* _TASK GOAL_:
Give every line back verbatim, dropping all images.

* _MATERIAL_:

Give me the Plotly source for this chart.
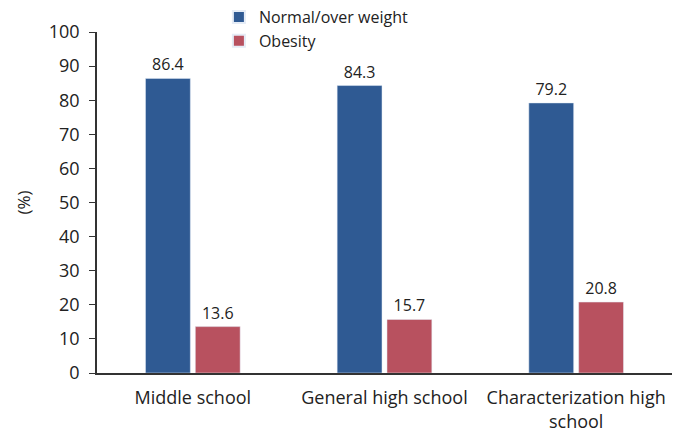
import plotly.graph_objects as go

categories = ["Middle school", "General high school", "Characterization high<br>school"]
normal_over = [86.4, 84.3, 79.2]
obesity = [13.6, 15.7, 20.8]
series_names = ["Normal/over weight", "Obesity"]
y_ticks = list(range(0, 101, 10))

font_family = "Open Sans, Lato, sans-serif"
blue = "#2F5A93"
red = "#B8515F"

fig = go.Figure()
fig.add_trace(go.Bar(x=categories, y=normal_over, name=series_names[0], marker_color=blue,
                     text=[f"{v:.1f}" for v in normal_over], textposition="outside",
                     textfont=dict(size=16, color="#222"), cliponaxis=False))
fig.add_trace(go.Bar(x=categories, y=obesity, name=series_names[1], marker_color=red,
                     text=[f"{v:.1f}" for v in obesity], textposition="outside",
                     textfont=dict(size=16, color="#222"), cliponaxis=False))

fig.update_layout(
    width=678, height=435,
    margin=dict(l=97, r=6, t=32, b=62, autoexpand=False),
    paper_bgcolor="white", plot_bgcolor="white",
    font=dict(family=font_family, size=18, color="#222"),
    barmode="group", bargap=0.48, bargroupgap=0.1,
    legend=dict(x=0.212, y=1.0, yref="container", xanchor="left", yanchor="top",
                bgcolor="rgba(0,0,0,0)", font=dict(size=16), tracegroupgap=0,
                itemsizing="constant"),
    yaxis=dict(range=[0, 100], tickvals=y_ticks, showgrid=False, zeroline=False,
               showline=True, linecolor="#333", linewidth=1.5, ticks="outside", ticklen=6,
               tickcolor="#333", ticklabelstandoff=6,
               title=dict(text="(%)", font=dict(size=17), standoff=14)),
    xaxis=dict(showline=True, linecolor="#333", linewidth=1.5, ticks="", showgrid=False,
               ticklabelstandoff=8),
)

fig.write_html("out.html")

* _ANSWER FOR THE TASK_:
Give me the Plotly source for this chart.
import plotly.graph_objects as go

categories = ["Middle school", "General high school", "Characterization high<br>school"]
normal_over = [86.4, 84.3, 79.2]
obesity = [13.6, 15.7, 20.8]
series_names = ["Normal/over weight", "Obesity"]
y_ticks = list(range(0, 101, 10))

font_family = "Open Sans, Lato, sans-serif"
blue = "#2F5A93"
red = "#B8515F"

fig = go.Figure()
fig.add_trace(go.Bar(x=categories, y=normal_over, name=series_names[0], marker_color=blue,
                     text=[f"{v:.1f}" for v in normal_over], textposition="outside",
                     textfont=dict(size=16, color="#222"), cliponaxis=False))
fig.add_trace(go.Bar(x=categories, y=obesity, name=series_names[1], marker_color=red,
                     text=[f"{v:.1f}" for v in obesity], textposition="outside",
                     textfont=dict(size=16, color="#222"), cliponaxis=False))

fig.update_layout(
    width=678, height=435,
    margin=dict(l=97, r=6, t=32, b=62, autoexpand=False),
    paper_bgcolor="white", plot_bgcolor="white",
    font=dict(family=font_family, size=18, color="#222"),
    barmode="group", bargap=0.48, bargroupgap=0.1,
    legend=dict(x=0.212, y=1.0, yref="container", xanchor="left", yanchor="top",
                bgcolor="rgba(0,0,0,0)", font=dict(size=16), tracegroupgap=0,
                itemsizing="constant"),
    yaxis=dict(range=[0, 100], tickvals=y_ticks, showgrid=False, zeroline=False,
               showline=True, linecolor="#333", linewidth=1.5, ticks="outside", ticklen=6,
               tickcolor="#333", ticklabelstandoff=6,
               title=dict(text="(%)", font=dict(size=17), standoff=14)),
    xaxis=dict(showline=True, linecolor="#333", linewidth=1.5, ticks="", showgrid=False,
               ticklabelstandoff=8),
)

fig.write_html("out.html")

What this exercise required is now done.